Naples is cheaper than Roma, which I hope signals a trend as we head south. I will admit to having spent $65 on cokes, wine, and ice cream at the Piazza Navona (of course you're paying for the fact of being in and getting to watch the Piazza). Our dinner last night (including wine and meat!) was only 40 Euro.

We thought we were not that obvious, but it has become clear that we are perceived readily as Americans. (My blue baseball cap doesn't help.) Not that that's bad. One guy in Rome told us how great America was...yeah, sometimes. But we want to be regarded as citizens of the world, dammit.

I miss my beloved Tony (my Vespa). The constant stream of scooters only makes my pain worse.
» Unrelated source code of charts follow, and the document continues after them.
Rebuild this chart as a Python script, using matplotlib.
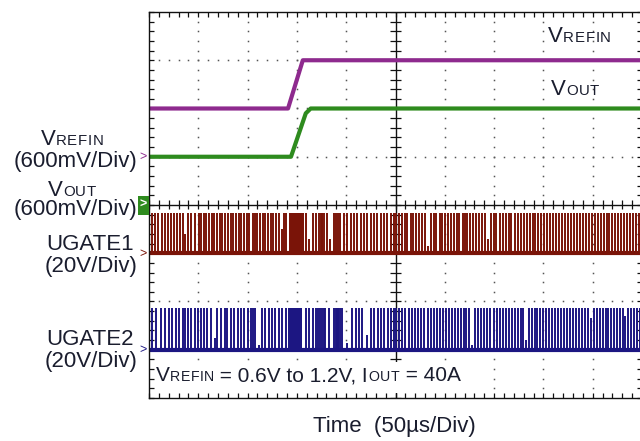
import matplotlib
matplotlib.use('Agg')
import matplotlib.pyplot as plt
from matplotlib.patches import Rectangle
from matplotlib.collections import LineCollection

W, H = 640, 441

# ---------------- scope settings ----------------
TIME_PER_DIV = 50.0      # us / div
N_XDIV, N_YDIV = 10, 8
vref_scale = 0.6         # V/div
vout_scale = 0.6
gate_scale = 20.0        # V/div

# ground reference levels (divisions from screen centre)
vref_ground = 1.0
vout_ground = 0.0
ug1_ground = -1.0
ug2_ground = -3.0

# ---------------- data ----------------
vref_t = [0, 141, 156, 500]
vref_v = [0.6, 0.6, 1.2, 1.2]

vout_t = [0, 144, 159, 164, 500]
vout_v = [0.6, 0.6, 1.14, 1.2, 1.2]

ug1_peak = 16.5
ug1_t = [3, 6, 9, 13, 16, 19, 22, 25, 28, 31, 34, 37, 40, 43, 47, 51, 53, 56, 58, 61,
         64, 66, 69, 72, 74, 77, 80, 83, 85, 88, 91, 93, 96, 99, 101, 105, 107, 110, 113,
         116, 118, 121, 124, 126, 129, 132, 135, 137, 139,
         159, 162, 166, 169, 172, 174, 177, 181, 184, 188, 190, 192, 194, 198, 201, 205,
         208, 211, 215, 218, 221, 225, 228, 231, 235, 238, 241, 245, 248,
         251, 254, 257, 260, 262, 266, 268, 271, 274, 277, 280, 283, 286, 289, 291, 295,
         297, 300, 303, 306, 309, 312, 314, 318, 320, 323, 326, 329, 332, 335, 338, 341,
         344, 347, 350, 352, 356, 359, 362, 365, 367, 371, 374, 377, 380, 383, 386, 389,
         391, 395, 398, 401, 404, 407, 410, 413, 416, 419, 422, 425, 428, 431, 434, 437,
         440, 443, 446, 449, 452, 455, 458, 461, 464, 467, 470, 473, 476, 479, 482, 485,
         488, 491, 494, 497]
ug1_short = {37: 8, 135: 10, 162: 6, 184: 6, 283: 3, 344: 6}
ug1_bursts = [(142, 157), (174, 176)]

ug2_peak = 17.5
ug2_t = [3, 7, 12, 16, 20, 23, 27, 30, 34, 37, 40, 43, 47, 50, 53, 56, 59, 63, 67, 69,
         73, 77, 79, 83, 86, 90, 93, 96, 100, 103, 105, 108, 112, 115, 118, 122, 125, 128,
         132, 135, 139,
         159, 162, 166, 169, 171, 173, 175, 177, 179, 183, 188, 190, 192, 194, 196, 201,
         206, 210, 213, 216, 221, 225, 228, 232, 235, 238, 242, 245, 248,
         251, 254, 257, 260, 264, 267, 270, 273, 276, 279, 283, 286, 289, 292, 295, 298,
         301, 304, 307, 310, 313, 316, 319, 322, 325, 328, 331, 334, 337, 340, 343, 346,
         350, 353, 356, 359, 362, 365, 368, 371, 374, 377, 379, 382, 385, 388, 391, 394,
         397, 400, 403, 406, 409, 412, 415, 418, 421, 424, 427, 430, 433, 436, 439, 442,
         445, 448, 451, 454, 457, 460, 463, 466, 469, 472, 475, 478, 481, 483, 486, 489,
         492, 495, 498]
ug2_short = {67: 5, 112: 2, 201: 3, 221: 6, 328: 2, 382: 4, 448: 13, 483: 14}
ug2_bursts = [(141, 155), (190, 193)]

# ---------------- style ----------------
C_VREF = '#8E2A8E'
C_VOUT = '#2E8B1E'
C_UG1 = '#7A1408'
C_UG2 = '#1C1682'
C_TXT = '#1a1d2e'
C_GRID = '#555555'
FONT = 'Liberation Sans'
BIG, SMALL = 16.0, 10.8

plt.rcParams['font.family'] = [FONT, 'DejaVu Sans']

fig = plt.figure(figsize=(W / 100, H / 100), dpi=100)
fig.patch.set_facecolor('white')

# plot area in pixels: left 149, right 642 (off-canvas), top 12, bottom 398
L, R, T, B = 149, 642, 12, 398
ax = fig.add_axes([L / W, 1 - B / H, (R - L) / W, (B - T) / H])
xmax = TIME_PER_DIV * N_XDIV
ax.set_xlim(0, xmax)
ax.set_ylim(-N_YDIV / 2, N_YDIV / 2)
ax.set_facecolor('white')
for s in ax.spines.values():
    s.set_color('#111111')
    s.set_linewidth(1.0)
    s.set_zorder(6)

px_x = xmax / (R - L)          # data units per pixel (x)
px_y = N_YDIV / (B - T)        # data units per pixel (y)

# edge ticks (inward) every 0.2 div
minor_x = [i * TIME_PER_DIV / 5 for i in range(N_XDIV * 5 + 1)]
minor_y = [-N_YDIV / 2 + i * 0.2 for i in range(N_YDIV * 5 + 1)]
ax.set_xticks(minor_x)
ax.set_yticks(minor_y)
ax.tick_params(direction='in', length=3.8, width=0.9, color='#111111',
               top=True, right=True, labelbottom=False, labelleft=False)

# dotted graticule
dots_x, dots_y = [], []
for i in range(1, N_XDIV):
    if i == N_XDIV // 2:
        continue
    for y in minor_y:
        dots_x.append(i * TIME_PER_DIV)
        dots_y.append(y)
for j in range(-N_YDIV // 2 + 1, N_YDIV // 2):
    if j == 0:
        continue
    for x in minor_x:
        dots_x.append(x)
        dots_y.append(j)
ax.plot(dots_x, dots_y, ls='none', marker='s', ms=1.1, mew=0, color=C_GRID, zorder=1)

# central axes with ticks
ax.axhline(0, color='#111111', lw=1.0, zorder=1)
ax.axvline(xmax / 2, color='#111111', lw=1.0, zorder=1)
segs = []
for x in minor_x:
    segs.append([(x, -4.5 * px_y), (x, 4.5 * px_y)])
for y in minor_y:
    segs.append([(xmax / 2 - 5.5 * px_x, y), (xmax / 2 + 5.5 * px_x, y)])
ax.add_collection(LineCollection(segs, colors='#111111', linewidths=0.9, zorder=1))

# ---------------- traces ----------------
def gate(times, shorts, bursts, peak, ground, color):
    lines = []
    for t in times:
        v = shorts.get(t, peak)
        lines.append([(t, ground), (t, ground + v / gate_scale)])
    ax.add_collection(LineCollection(lines, colors=color, linewidths=1.4, zorder=3))
    for a, b in bursts:
        ax.fill_between([a, b], ground, ground + peak / gate_scale, color=color,
                        lw=0, zorder=3)
    ax.plot([0, xmax], [ground, ground], color=color, lw=3.0, zorder=3,
            solid_capstyle='butt')

gate(ug1_t, ug1_short, ug1_bursts, ug1_peak, ug1_ground, C_UG1)
gate(ug2_t, ug2_short, ug2_bursts, ug2_peak, ug2_ground, C_UG2)

ax.plot(vref_t, [vref_ground + v / vref_scale for v in vref_v], color=C_VREF, lw=3.0,
        zorder=4, solid_joinstyle='round')
ax.plot(vout_t, [vout_ground + v / vout_scale for v in vout_v], color=C_VOUT, lw=3.0,
        zorder=4, solid_joinstyle='round')

# ---------------- text ----------------
fig.canvas.draw()
rend = fig.canvas.get_renderer()


def compose(x, y, parts, ha='left', color=C_TXT):
    """parts: list of (string, size, tracking_px). x,y in pixels (baseline from top)."""
    items = []
    for s, sz, tr in parts:
        chunks = list(s) if tr else [s]
        for c in chunks:
            t = fig.text(0, 0, c, fontsize=sz, color=color, va='baseline', ha='left',
                         zorder=8)
            w = t.get_window_extent(rend).width
            if c == ' ':
                w = sz * 100 / 72 * 0.278
            items.append((t, w + tr))
    total = sum(w for _, w in items) - (parts[-1][2] if parts[-1][2] else 0)
    if ha == 'center':
        x0 = x - total / 2
    elif ha == 'right':
        x0 = x - total
    else:
        x0 = x
    start = x0
    for a, w in items:
        a.set_position((x0 / W, 1 - y / H))
        x0 += w
    return start, total


# left labels
compose(72, 145, [('V', BIG, 0), ('REFIN', SMALL, 0.8)], ha='center')
compose(137, 167, [('(600mV/Div)', BIG, 0)], ha='right')
compose(72, 196, [('V', BIG, 0), ('OUT', SMALL, 0.8)], ha='center')
compose(137, 215, [('(600mV/Div)', BIG, 0)], ha='right')
compose(90, 250, [('UGATE1', BIG, 0)], ha='center')
compose(137, 272, [('(20V/Div)', BIG, 0)], ha='right')
compose(90, 345, [('UGATE2', BIG, 0)], ha='center')
compose(137, 367, [('(20V/Div)', BIG, 0)], ha='right')

# right labels
compose(548, 42, [('V', BIG, 0), ('REFIN', SMALL, 0.8)])
compose(551, 95, [('V', BIG, 0), ('OUT', SMALL, 0.8)])

# condition annotation on a white patch
fig.patches.append(Rectangle((155 / W, 1 - 393 / H), 315 / W, 31 / H,
                             transform=fig.transFigure, facecolor='white',
                             edgecolor='none', zorder=7))
compose(156, 381, [('V', 15, 0), ('REFIN', 10.2, 0.5), (' = 0.6V to 1.2V, I', 15, 0),
                   ('OUT', 10.2, 0.5), (' = 40A', 15, 0)])

# x label
compose(394, 432, [('Time  (50µs/Div)', BIG, 0)], ha='center')

# channel markers
def chevron(y, color):
    fig.text(139 / W, 1 - y / H, '>', fontsize=9, color=color, ha='left', va='center')

chevron(157, C_VREF)
chevron(254, C_UG1)
chevron(350, C_UG2)
fig.patches.append(Rectangle((138 / W, 1 - 215 / H), 11 / W, 19 / H,
                             transform=fig.transFigure, facecolor=C_VOUT,
                             edgecolor='none', zorder=9))
fig.text(140 / W, 1 - 205 / H, '>', fontsize=9, color='white', ha='left',
         va='center', fontweight='bold', zorder=10)

fig.savefig('out.png', dpi=100, facecolor='white')
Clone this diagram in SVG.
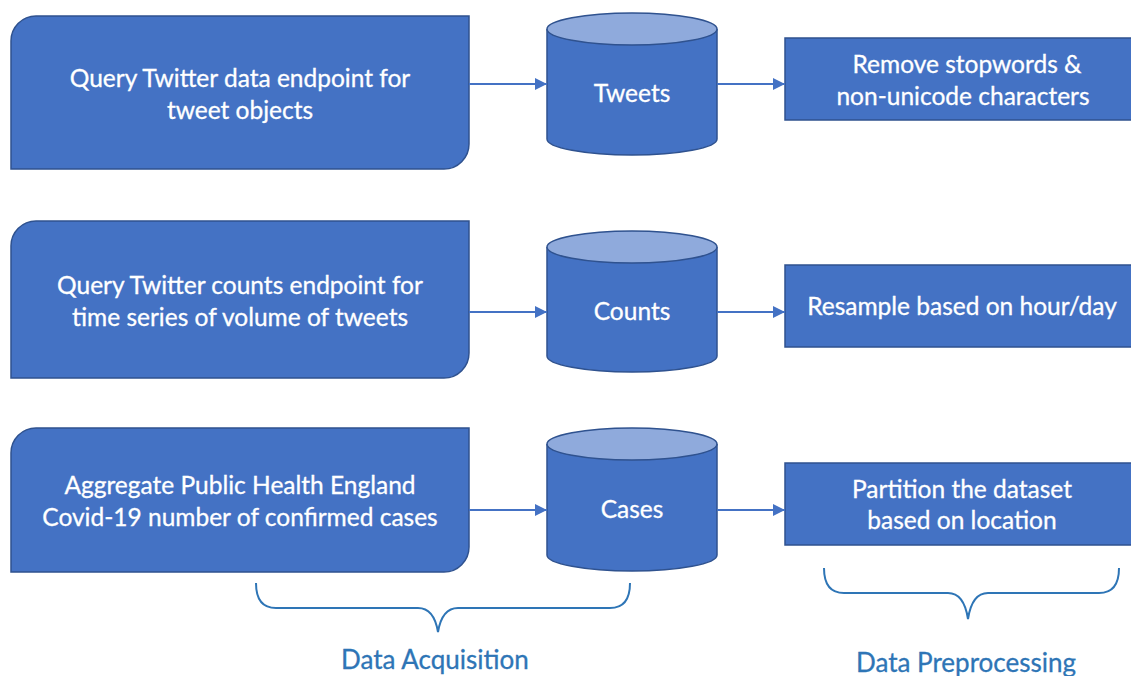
<svg xmlns="http://www.w3.org/2000/svg" width="1131" height="676" viewBox="0 0 1131 676">
<style>
.box{fill:#4472C4;stroke:#2F528F;stroke-width:1.5}
.top{fill:#8FAADC;stroke:#2F528F;stroke-width:1.5}
.t{font-family:Lato,"Open Sans",sans-serif;font-size:24.5px;fill:#fff;text-anchor:middle;stroke:#fff;stroke-width:0.3}
.lbl{font-family:Lato,"Open Sans",sans-serif;font-size:26px;fill:#2E75B6;text-anchor:middle;stroke:#2E75B6;stroke-width:0.3}
.con{stroke:#4472C4;stroke-width:2;fill:none;marker-end:url(#ah)}
.brace{stroke:#2E75B6;stroke-width:2;fill:none}
</style>
<defs>
<marker id="ah" viewBox="0 0 10 10" refX="10" refY="5" markerWidth="6" markerHeight="6" markerUnits="strokeWidth" orient="auto">
<path d="M0,0 L10,5 L0,10 Z" fill="#4472C4"/>
</marker>
</defs>
<rect width="1131" height="676" fill="#fff"/>
<g id="q1">
<path class="box" d="M36,16 H469 V144 A25,25 0 0 1 444,169 H11 V41 A25,25 0 0 1 36,16 Z"/>
<text class="t" x="240" y="87">Query Twitter data endpoint for</text>
<text class="t" x="240" y="119">tweet objects</text>
</g>
<g id="q2">
<path class="box" d="M36,221 H469 V353 A25,25 0 0 1 444,378 H11 V246 A25,25 0 0 1 36,221 Z"/>
<text class="t" x="240" y="294">Query Twitter counts endpoint for</text>
<text class="t" x="240" y="326">time series of volume of tweets</text>
</g>
<g id="q3">
<path class="box" d="M36,428 H469 V547 A25,25 0 0 1 444,572 H11 V453 A25,25 0 0 1 36,428 Z"/>
<text class="t" x="240" y="494">Aggregate Public Health England</text>
<text class="t" x="240" y="526">Covid-19 number of confirmed cases</text>
</g>
<g id="tweets">
<path class="box" d="M547,29 V139 A85,16 0 0 0 717,139 V29"/>
<ellipse class="top" cx="632" cy="29" rx="85" ry="16"/>
<text class="t" x="632" y="102">Tweets</text>
</g>
<g id="counts">
<path class="box" d="M547,247 V356 A85,16 0 0 0 717,356 V247"/>
<ellipse class="top" cx="632" cy="247" rx="85" ry="16"/>
<text class="t" x="632" y="320">Counts</text>
</g>
<g id="cases">
<path class="box" d="M547,444 V555 A85,16 0 0 0 717,555 V444"/>
<ellipse class="top" cx="632" cy="444" rx="85" ry="16"/>
<text class="t" x="632" y="518">Cases</text>
</g>
<g id="p1">
<rect class="box" x="785" y="38" width="360" height="82"/>
<text class="t" x="967" y="73">Remove stopwords &amp;</text>
<text class="t" x="963" y="105">non-unicode characters</text>
</g>
<g id="p2">
<rect class="box" x="785" y="265" width="360" height="82"/>
<text class="t" x="962" y="315">Resample based on hour/day</text>
</g>
<g id="p3">
<rect class="box" x="785" y="463" width="360" height="82"/>
<text class="t" x="962" y="498">Partition the dataset</text>
<text class="t" x="962" y="529">based on location</text>
</g>
<g id="connectors">
<line class="con" x1="469" y1="84" x2="547" y2="84"/>
<line class="con" x1="717" y1="84" x2="785" y2="84"/>
<line class="con" x1="469" y1="312" x2="547" y2="312"/>
<line class="con" x1="717" y1="312" x2="785" y2="312"/>
<line class="con" x1="469" y1="510" x2="547" y2="510"/>
<line class="con" x1="717" y1="510" x2="785" y2="510"/>
</g>
<g id="acq">
<path class="brace" d="M256,583 Q256,608 276,608 H418 Q434,608 438,632 Q442,608 458,608 H610 Q630,608 630,583"/>
<text class="lbl" x="435" y="669">Data Acquisition</text>
</g>
<g id="prep">
<path class="brace" d="M824,568 Q824,593 844,593 H948 Q964,593 968,619 Q972,593 988,593 H1099 Q1119,593 1119,568"/>
<text class="lbl" x="966" y="672">Data Preprocessing</text>
</g>
</svg>
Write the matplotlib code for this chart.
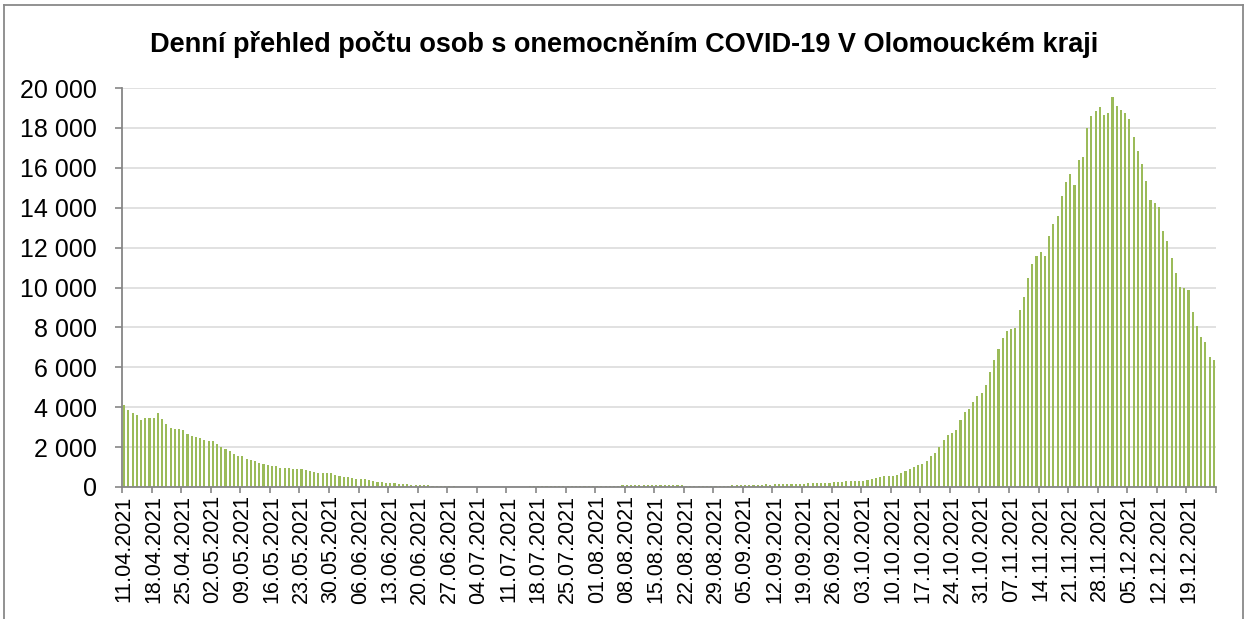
import matplotlib
matplotlib.use("Agg")
import matplotlib.pyplot as plt
from matplotlib.ticker import FuncFormatter
from matplotlib.lines import Line2D
import numpy as np

title = "Denní přehled počtu osob s onemocněním COVID-19 V Olomouckém kraji"

tick_labels = [
    "11.04.2021", "18.04.2021", "25.04.2021", "02.05.2021", "09.05.2021",
    "16.05.2021", "23.05.2021", "30.05.2021", "06.06.2021", "13.06.2021",
    "20.06.2021", "27.06.2021", "04.07.2021", "11.07.2021", "18.07.2021",
    "25.07.2021", "01.08.2021", "08.08.2021", "15.08.2021", "22.08.2021",
    "29.08.2021", "05.09.2021", "12.09.2021", "19.09.2021", "26.09.2021",
    "03.10.2021", "10.10.2021", "17.10.2021", "24.10.2021", "31.10.2021",
    "07.11.2021", "14.11.2021", "21.11.2021", "28.11.2021", "05.12.2021",
    "12.12.2021", "19.12.2021",
]

y_ticks = [0, 2000, 4000, 6000, 8000, 10000, 12000, 14000, 16000, 18000, 20000]

# daily values, 11.04.2021 - 25.12.2021
daily_cases = [
    4120, 3880, 3730, 3620, 3380, 3480, 3470, 3470, 3720, 3420,
    3150, 2970, 2900, 2900, 2880, 2670, 2550, 2530, 2450, 2350,
    2330, 2330, 2150, 1980, 1880, 1800, 1650, 1570, 1570, 1420,
    1330, 1280, 1200, 1130, 1080, 1070, 1070, 970, 950, 930,
    900, 900, 900, 830, 780, 750, 720, 700, 690, 690,
    620, 550, 520, 480, 440, 420, 400, 380, 350, 300,
    270, 240, 220, 200, 180, 170, 150, 130, 120, 110,
    100, 90, 80, 70, 60, 50, 50, 40,
    30, 20, 20, 10, 10, 10, 10, 10, 10, 10, 10, 10, 10, 10, 20,
    20, 20, 20, 30, 30, 30, 30, 30, 30, 30, 30, 40, 30, 40, 40, 40, 40, 40, 40, 50, 40, 50, 50, 50, 60,
    80, 100, 110, 110, 120, 110, 120, 120, 110, 120, 110, 110, 100, 100, 90,
    70, 60, 60, 50, 50, 50, 60, 50, 60, 60,
    70, 80, 80, 90, 80, 90,
    110, 120, 120, 130, 120, 130, 140, 140, 130, 150,
    160, 170, 170, 180,
    190, 200, 210, 200, 220, 230,
    250, 260, 280, 310,
    300, 320, 320, 350, 380, 450, 500, 530, 550, 550, 620,
    720, 800, 900, 1000, 1100, 1140, 1300, 1540, 1690, 2000,
    2360, 2610, 2690, 2860, 3340, 3760, 3910, 4280, 4580, 4720,
    5120, 5770, 6370, 6910, 7460, 7830, 7930, 7990, 8860, 9530,
    10500, 11200, 11590, 11760, 11570, 12590, 13180, 13600, 14570, 15270,
    15690, 15150, 16400, 16560, 17980, 18580, 18860, 19050, 18660, 18750,
    19570, 19110, 18900, 18750, 18440, 17560, 16820, 16170, 15350, 14410,
    14260, 14050, 12840, 12310, 11470, 10720, 10050, 10000, 9880, 8750,
    8080, 7530, 7260, 6540, 6370,
]

plt.rcParams['font.family'] = ['Liberation Sans', 'DejaVu Sans']

W, H = 1248, 619
fig = plt.figure(figsize=(W / 100, H / 100), dpi=100)
ax = fig.add_axes([122 / W, 1 - 487 / H, (1216 - 122) / W, (487 - 88) / H])

x = np.arange(len(daily_cases))
ax.bar(x, daily_cases, width=0.5, color='#9BBB59', linewidth=0, zorder=3)
ax.set_xlim(-0.5, len(daily_cases) - 0.5)
ax.set_ylim(0, 20000)

ax.set_yticks(y_ticks)
ax.yaxis.set_major_formatter(FuncFormatter(lambda v, p: f"{int(v):,}".replace(",", " ")))
ax.grid(axis='y', color='#D9D9D9', linewidth=1.1, zorder=0)
ax.set_axisbelow(True)

label_pos = np.arange(len(tick_labels)) * 7
ax.set_xticks(label_pos)
ax.set_xticklabels(tick_labels, rotation=90, fontsize=15.5)
ax.tick_params(axis='x', which='major', length=0, pad=6)
ax.set_xticks(np.arange(0, len(daily_cases) + 1, 7) - 0.5, minor=True)
ax.tick_params(axis='x', which='minor', length=4.5, width=1.2, color='#868686')
ax.tick_params(axis='y', length=5, width=1.2, color='#868686', labelsize=18, pad=13)

for s in ['top', 'right']:
    ax.spines[s].set_visible(False)
for s in ['left', 'bottom']:
    ax.spines[s].set_color('#868686')
    ax.spines[s].set_linewidth(1.3)
    ax.spines[s].set_zorder(4)

fig.text(0.5, 1 - 44 / H, title, ha='center', va='center', fontsize=19.5, fontweight='bold')

# outer chart border
bx0, bx1, by = 4 / W, 1243 / W, 1 - 5 / H
for xs, ys in [([bx0, bx0], [0, by]), ([bx1, bx1], [0, by]), ([bx0, bx1], [by, by])]:
    fig.add_artist(Line2D(xs, ys, transform=fig.transFigure, color='#898989', lw=1.3))

fig.savefig('out.png', dpi=100)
A German man was either flirting with me from a table across the piazza or he couldn't believe how big my head is. Leslie and I couldn't decide.

And, Kelly, I have tried to get Leslie to write or comment, but as you may know he has the attention span of a gnat, and twitches to get away from the computer. I will try again.

3 comments:

Eric Lueders said...

I thought Herculaneum was covered by lava as opposed to Pompeii's burial in ash. The mud was news to me. As for Roma, I dunno. Dust?

I'll ask the better half.

She said, "Well, you know how dirt collects in corners." Dare I say it, a female view.

I have seen eighteenth century landscapes of fields complete with shepherd, sheep, and sheep dog that are labeled as representing the land above the Foro Romano. In the words of every other character on The Sopranos in pretty much any situation: "What are you gonna do?"

Marshell Jean said...

I had hoped you two would stay out of trouble - and are you sure you've only spent 65.00 dollars on drink? MMMMMMMMMM. Glutius, I certainly hope you quit falling over pebbles. I would think the German fellow was just staring because you looked like a young Paul Newman. Tony is fine, I think Secret Agent Kitty Kat is taking care of him.MMMMMMMMMMMM.
Onwards travellers!!!!Scoot or Die
Marshell Jean

Kelly Hudgins said...

Ah, continental Toyotas! I had a Toyota Starlet in Martinique (much like your old Fiesta) that we tagged "The Hollywood Squirrel." Pretty much says it all.

Had any luck finding real food yet? The kind you read about?